Doesn’t a French strawberry naked layer cake sound good? Well, let me tell you… it IS good. I made this recipe with the spirit of Le Fraisier in mind. I tried to simplify Le Fraisier and came up with this combination of a cake.
A cake as fancy as this requires a fancy table setting! Antique embroidered hankies were are as napkins.
I highly suggest eating this cake off of a fancy antique plate – just don’t use your knife (not that you would when eating a cake! – side note: If you are using antique china, don’t use metal knives on it as it will scratch the plate!)
I picked the daffodils from my garden. Aren’t they pretty?
Now for the recipe:
I used Sally’s Baking Addition Vanilla Naked Cake recipe which you can get here. Note, I made a 6″ cake, so I actually baked my cake as a sheet cake in quarter size pans – this recipe actually made enough for two 6″ cakes. I also baked mine at 350 degrees F for 15 minutes in these pans.
I made the filling with creme mousseline, recipe below.
Cut fresh strawberries, halved.
Crème Mousseline
350g whole milk
100g granulated sugar
1/2 a vanilla bean, split lengthwise and scraped for inside beans/seeds
4 egg yolks
35g plain flour
200g unsalted butter, softened
Making the creme
- Place milk, vanilla bean and scraped seeds into a saucepan and bring to a boil. Then remove from heat and set aside.
- In another bowl, whisk egg yolks and sugar until mixture is pale yellow. Mix int the flour until well combined.
- Remove vanilla bean pod from milk mixture. Then pour the hot milk into the egg mixture, constantly whisking to combine.

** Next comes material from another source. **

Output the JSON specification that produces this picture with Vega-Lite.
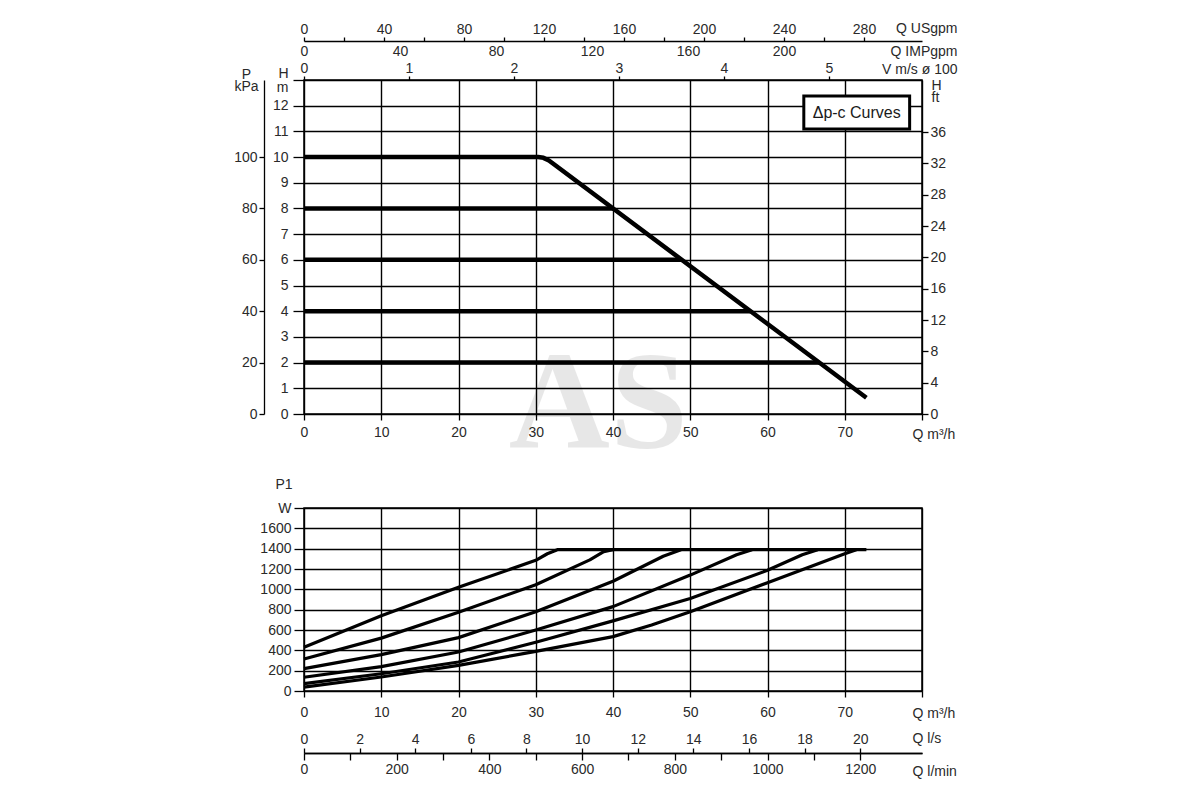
{
  "$schema": "https://vega.github.io/schema/vega-lite/v6.json",
  "background": "white",
  "padding": {"left": 232, "top": 20, "right": 5, "bottom": 5},
  "spacing": 94,
  "bounds": "flush",
  "config": {
    "view": {"stroke": "#000", "strokeWidth": 1.5},
    "font": "Liberation Sans",
    "axis": {
      "grid": false,
      "labelFont": "Liberation Sans",
      "labelFontSize": 14,
      "labelColor": "#2a2a2a",
      "titleFont": "Liberation Sans",
      "titleFontSize": 14,
      "titleFontWeight": "normal",
      "titleColor": "#2a2a2a",
      "titleAngle": 0,
      "tickColor": "#000",
      "tickWidth": 1.3,
      "domainColor": "#000",
      "domainWidth": 1.3,
      "gridColor": "#000",
      "gridWidth": 1.4,
      "gridOpacity": 1,
      "labelFlush": false,
      "labelOverlap": false
    }
  },
  "datasets": {
    "head": [
      {"curve": "max", "q": 0, "h": 10},
      {"curve": "max", "q": 30.3, "h": 10},
      {"curve": "max", "q": 31.0, "h": 9.97},
      {"curve": "max", "q": 31.7, "h": 9.87},
      {"curve": "max", "q": 32.4, "h": 9.71},
      {"curve": "max", "q": 72.8, "h": 0.63},
      {"curve": "8 m", "q": 0, "h": 8},
      {"curve": "8 m", "q": 40.0, "h": 8},
      {"curve": "6 m", "q": 0, "h": 6},
      {"curve": "6 m", "q": 48.9, "h": 6},
      {"curve": "4 m", "q": 0, "h": 4},
      {"curve": "4 m", "q": 57.8, "h": 4},
      {"curve": "2 m", "q": 0, "h": 2},
      {"curve": "2 m", "q": 66.7, "h": 2}
    ],
    "power": [
      {"curve": "10 m", "q": 0, "p": 430},
      {"curve": "10 m", "q": 10, "p": 740},
      {"curve": "10 m", "q": 20, "p": 1020},
      {"curve": "10 m", "q": 30, "p": 1285},
      {"curve": "10 m", "q": 31.5, "p": 1350},
      {"curve": "10 m", "q": 32.8, "p": 1390},
      {"curve": "10 m", "q": 72.8, "p": 1390},
      {"curve": "8 m", "q": 0, "p": 315},
      {"curve": "8 m", "q": 10, "p": 520},
      {"curve": "8 m", "q": 20, "p": 775},
      {"curve": "8 m", "q": 30, "p": 1045},
      {"curve": "8 m", "q": 37, "p": 1290},
      {"curve": "8 m", "q": 38.8, "p": 1370},
      {"curve": "8 m", "q": 40.0, "p": 1390},
      {"curve": "6 m", "q": 0, "p": 220},
      {"curve": "6 m", "q": 10, "p": 358},
      {"curve": "6 m", "q": 20, "p": 525},
      {"curve": "6 m", "q": 30, "p": 780},
      {"curve": "6 m", "q": 40, "p": 1080},
      {"curve": "6 m", "q": 46.5, "p": 1325},
      {"curve": "6 m", "q": 48.8, "p": 1390},
      {"curve": "4 m", "q": 0, "p": 135},
      {"curve": "4 m", "q": 10, "p": 240},
      {"curve": "4 m", "q": 20, "p": 384},
      {"curve": "4 m", "q": 30, "p": 600},
      {"curve": "4 m", "q": 40, "p": 830},
      {"curve": "4 m", "q": 50, "p": 1140},
      {"curve": "4 m", "q": 56, "p": 1340},
      {"curve": "4 m", "q": 58.0, "p": 1390},
      {"curve": "2 m", "q": 0, "p": 72},
      {"curve": "2 m", "q": 10, "p": 170},
      {"curve": "2 m", "q": 20, "p": 285},
      {"curve": "2 m", "q": 30, "p": 480},
      {"curve": "2 m", "q": 40, "p": 690},
      {"curve": "2 m", "q": 50, "p": 910},
      {"curve": "2 m", "q": 60, "p": 1187},
      {"curve": "2 m", "q": 64.5, "p": 1340},
      {"curve": "2 m", "q": 66.5, "p": 1390},
      {"curve": "min", "q": 0, "p": 38},
      {"curve": "min", "q": 10, "p": 138},
      {"curve": "min", "q": 20, "p": 252},
      {"curve": "min", "q": 30, "p": 390},
      {"curve": "min", "q": 40, "p": 535},
      {"curve": "min", "q": 45, "p": 650},
      {"curve": "min", "q": 50, "p": 780},
      {"curve": "min", "q": 60, "p": 1065},
      {"curve": "min", "q": 70, "p": 1350},
      {"curve": "min", "q": 71.5, "p": 1390}
    ],
    "usgpm": [{"v": 0}, {"v": 140}, {"v": 280}],
    "impgpm": [{"v": 0}, {"v": 100}, {"v": 200}],
    "speed": [{"v": 0}, {"v": 2.5}, {"v": 5}],
    "kpa": [{"v": 0}, {"v": 50}, {"v": 100}],
    "feet": [{"v": 0}, {"v": 20}, {"v": 36}],
    "lps": [{"v": 0}, {"v": 10}, {"v": 20}],
    "lpm": [{"v": 0}, {"v": 600}, {"v": 1200}]
  },
  "vconcat": [
    {
      "width": 618,
      "height": 334,
      "resolve": {"scale": {"x": "independent", "y": "independent"}},
      "layer": [
        {
          "data": {"values": [{"label": "AS", "q": 38.1, "h": -1.32}]},
          "mark": {"type": "text", "font": "Liberation Serif", "fontWeight": "bold", "fontSize": 140, "color": "#000", "opacity": 0.09, "align": "center", "baseline": "alphabetic"},
          "encoding": {
            "x": {"field": "q", "type": "quantitative", "scale": {"domain": [0, 80], "nice": false}, "axis": null},
            "y": {"field": "h", "type": "quantitative", "scale": {"domain": [0, 13], "nice": false}, "axis": null},
            "text": {"field": "label"}
          }
        },
        {
          "data": {"name": "head"},
          "mark": {"type": "line", "color": "#000", "strokeWidth": 4.5, "strokeJoin": "round"},
          "encoding": {
            "x": {
              "field": "q", "type": "quantitative",
              "scale": {"domain": [0, 80], "nice": false},
              "axis": {
                "orient": "bottom", "values": [0, 10, 20, 30, 40, 50, 60, 70, 80],
                "labelExpr": "datum.value == 80 ? '' : datum.label",
                "grid": true, "domain": false, "tickSize": 6, "labelPadding": 5,
                "title": "Q m³/h", "titleX": 608, "titleY": 20, "titleAlign": "left", "titleBaseline": "middle"
              }
            },
            "y": {
              "field": "h", "type": "quantitative",
              "scale": {"domain": [0, 13], "nice": false},
              "axis": {
                "orient": "left", "values": [0, 1, 2, 3, 4, 5, 6, 7, 8, 9, 10, 11, 12, 13],
                "labelExpr": "datum.value == 13 ? 'H' : datum.label",
                "labelBaseline": {"condition": {"test": "datum.value == 13", "value": "bottom"}, "value": "middle"},
                "grid": true, "domain": false, "tickSize": 11, "labelPadding": 5,
                "title": "m", "titleX": -22, "titleY": 7, "titleAlign": "center", "titleBaseline": "middle"
              }
            },
            "detail": {"field": "curve"}
          }
        },
        {
          "data": {"values": [{"q1": 64.7, "q2": 78.4, "h1": 11.09, "h2": 12.38}]},
          "mark": {"type": "rect", "fill": "white", "stroke": "#000", "strokeWidth": 3},
          "encoding": {
            "x": {"field": "q1", "type": "quantitative", "scale": {"domain": [0, 80], "nice": false}, "axis": null},
            "x2": {"field": "q2"},
            "y": {"field": "h1", "type": "quantitative", "scale": {"domain": [0, 13], "nice": false}, "axis": null},
            "y2": {"field": "h2"}
          }
        },
        {
          "data": {"values": [{"label": "Δp-c Curves", "q": 71.55, "h": 11.73}]},
          "mark": {"type": "text", "fontSize": 16, "color": "#1a1a1a", "align": "center", "baseline": "middle"},
          "encoding": {
            "x": {"field": "q", "type": "quantitative", "scale": {"domain": [0, 80], "nice": false}, "axis": null},
            "y": {"field": "h", "type": "quantitative", "scale": {"domain": [0, 13], "nice": false}, "axis": null},
            "text": {"field": "label"}
          }
        },
        {
          "data": {"name": "speed"},
          "mark": {"type": "point", "opacity": 0},
          "encoding": {
            "x": {
              "field": "v", "type": "quantitative",
              "scale": {"domain": [0, 5.886], "nice": false},
              "axis": {
                "orient": "top", "offset": 0, "values": [0, 1, 2, 3, 4, 5],
                "domain": false, "tickSize": 4, "labelPadding": 1,
                "title": "V m/s ø 100", "titleX": 653, "titleY": -11, "titleAlign": "right", "titleBaseline": "middle"
              }
            },
            "y": {"datum": 6, "type": "quantitative", "scale": {"domain": [0, 13], "nice": false}, "axis": null}
          }
        },
        {
          "data": {"name": "impgpm"},
          "mark": {"type": "point", "opacity": 0},
          "encoding": {
            "x": {
              "field": "v", "type": "quantitative",
              "scale": {"domain": [0, 257.5], "nice": false},
              "axis": {
                "orient": "top", "offset": 22, "values": [0, 40, 80, 120, 160, 200],
                "domain": false, "ticks": false, "tickSize": 0, "labelPadding": 0,
                "title": "Q IMPgpm", "titleX": 653, "titleY": -7, "titleAlign": "right", "titleBaseline": "middle"
              }
            },
            "y": {"datum": 6, "type": "quantitative", "scale": {"domain": [0, 13], "nice": false}, "axis": null}
          }
        },
        {
          "data": {"name": "usgpm"},
          "mark": {"type": "point", "opacity": 0},
          "encoding": {
            "x": {
              "field": "v", "type": "quantitative",
              "scale": {"domain": [0, 309], "nice": false},
              "axis": {
                "orient": "top", "offset": 39,
                "values": [0, 20, 40, 60, 80, 100, 120, 140, 160, 180, 200, 220, 240, 260, 280],
                "labelExpr": "datum.value % 40 == 0 ? datum.label : ''",
                "domain": true, "tickSize": 4, "labelPadding": 1,
                "title": "Q USgpm", "titleX": 653, "titleY": -13, "titleAlign": "right", "titleBaseline": "middle"
              }
            },
            "y": {"datum": 6, "type": "quantitative", "scale": {"domain": [0, 13], "nice": false}, "axis": null}
          }
        },
        {
          "data": {"name": "kpa"},
          "mark": {"type": "point", "opacity": 0},
          "encoding": {
            "x": {"datum": 40, "type": "quantitative", "scale": {"domain": [0, 80], "nice": false}, "axis": null},
            "y": {
              "field": "v", "type": "quantitative",
              "scale": {"domain": [0, 130], "nice": false},
              "axis": {
                "orient": "left", "offset": 40, "values": [0, 20, 40, 60, 80, 100],
                "domain": true, "tickSize": 5, "labelPadding": 2,
                "title": ["P", "kPa"], "titleX": -18, "titleY": -1.5, "titleAlign": "center", "titleBaseline": "alphabetic", "titleLineHeight": 12
              }
            }
          }
        },
        {
          "data": {"name": "feet"},
          "mark": {"type": "point", "opacity": 0},
          "encoding": {
            "x": {"datum": 40, "type": "quantitative", "scale": {"domain": [0, 80], "nice": false}, "axis": null},
            "y": {
              "field": "v", "type": "quantitative",
              "scale": {"domain": [0, 42.65], "nice": false},
              "axis": {
                "orient": "right", "offset": 0, "values": [0, 4, 8, 12, 16, 20, 24, 28, 32, 36],
                "domain": false, "tickSize": 6, "labelPadding": 2,
                "title": ["H", "ft"], "titleX": 9, "titleY": 9, "titleAlign": "left", "titleBaseline": "alphabetic", "titleLineHeight": 12
              }
            }
          }
        }
      ]
    },
    {
      "width": 618,
      "height": 183,
      "resolve": {"scale": {"x": "independent", "y": "independent"}},
      "layer": [
        {
          "data": {"name": "power"},
          "mark": {"type": "line", "color": "#000", "strokeWidth": 3.2, "strokeJoin": "round"},
          "encoding": {
            "x": {
              "field": "q", "type": "quantitative",
              "scale": {"domain": [0, 80], "nice": false},
              "axis": {
                "orient": "bottom", "values": [0, 10, 20, 30, 40, 50, 60, 70, 80],
                "labelExpr": "datum.value == 80 ? '' : datum.label",
                "grid": true, "domain": false, "tickSize": 6, "labelPadding": 8,
                "title": "Q m³/h", "titleX": 608, "titleY": 22, "titleAlign": "left", "titleBaseline": "middle"
              }
            },
            "y": {
              "field": "p", "type": "quantitative",
              "scale": {"domain": [0, 1800], "nice": false},
              "axis": {
                "orient": "left", "values": [0, 200, 400, 600, 800, 1000, 1200, 1400, 1600, 1800],
                "labelExpr": "datum.value == 1800 ? 'W' : datum.label",
                "format": "d",
                "grid": true, "domain": false, "tickSize": 10, "labelPadding": 3,
                "title": "P1", "titleX": -29, "titleY": -24, "titleAlign": "left", "titleBaseline": "middle"
              }
            },
            "detail": {"field": "curve"}
          }
        },
        {
          "data": {"name": "lps"},
          "mark": {"type": "point", "opacity": 0},
          "encoding": {
            "x": {
              "field": "v", "type": "quantitative",
              "scale": {"domain": [0, 22.222], "nice": false},
              "axis": {
                "orient": "top", "offset": -245, "values": [0, 2, 4, 6, 8, 10, 12, 14, 16, 18, 20],
                "domain": true, "tickSize": 5, "labelPadding": 2,
                "title": "Q l/s", "titleX": 608, "titleY": -15, "titleAlign": "left", "titleBaseline": "middle"
              }
            },
            "y": {"datum": 900, "type": "quantitative", "scale": {"domain": [0, 1800], "nice": false}, "axis": null}
          }
        },
        {
          "data": {"name": "lpm"},
          "mark": {"type": "point", "opacity": 0},
          "encoding": {
            "x": {
              "field": "v", "type": "quantitative",
              "scale": {"domain": [0, 1333.3], "nice": false},
              "axis": {
                "orient": "bottom", "offset": 62,
                "values": [0, 100, 200, 300, 400, 500, 600, 700, 800, 900, 1000, 1100, 1200],
                "labelExpr": "datum.value % 200 == 0 ? datum.label : ''",
                "format": "d",
                "domain": true, "tickSize": 7, "labelPadding": 2,
                "title": "Q l/min", "titleX": 608, "titleY": 18, "titleAlign": "left", "titleBaseline": "middle"
              }
            },
            "y": {"datum": 900, "type": "quantitative", "scale": {"domain": [0, 1800], "nice": false}, "axis": null}
          }
        }
      ]
    }
  ]
}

- Then pour the whole mixture back into the saucepan and place over high heat. Whisk constantly until it is thickened, smooth, and glossy. Then remove from heat and transfer pastry cream to a plate. Immediately cover with plastic cling wrap and place into the freezer to cool but only for 10 minutes. Do not allow it to freeze (If you don’t put the cling wrap on immediately, the pastry cream will get a film on it that’s lumpy and gross and you will have to strain it out later, so don’t miss this step)
- While the cream is in the freezer, beat your butter until creamy. Then when the pastry cream is about room temperature, add the cream to the butter and mix until while combined.
Assembly
Using a 6″ cake ring, stamp out the ring into your sheet cake two times, one for each layer.
Then, place your cake ring on a stand. Next, line the cake ring with acetate.
Starting with the sheet cake you stamped out, place it in the center of the ring. Next, arrange the strawberries on the edge of the cake so the insides face the outside of the cake. Then fill the insides of the cake with strawberries.
Next, pour a layer of creme mousseline over the strawberries until they are all covered and the layer appears even.
Take the second sheet cake ring you cut out and place it over the creme layer.
On top of your second layer, spread more creme mousseline.
Top the creme with strawberries in any pattern you desire.
Place the cake in the fridge for 2 hours so that it may harden and will make it easier to take the acetate and cake ring off.
Final Thoughts… How does this compare to a Le Fraisier?
The Fraisier I felt displayed more of the strawberries’ flavor whereas this cake displays more of the white vanilla cake flavor. That said, I felt that this cake was easier as it did not include two steps that the Fraisier does: the kirsch syrup and marzipan layer. I do feel Le Fraisier is a little bit better in my opinion, however this still tastes GREAT and way better than any layer cake that I’ve had from the grocery store and even some bakeries.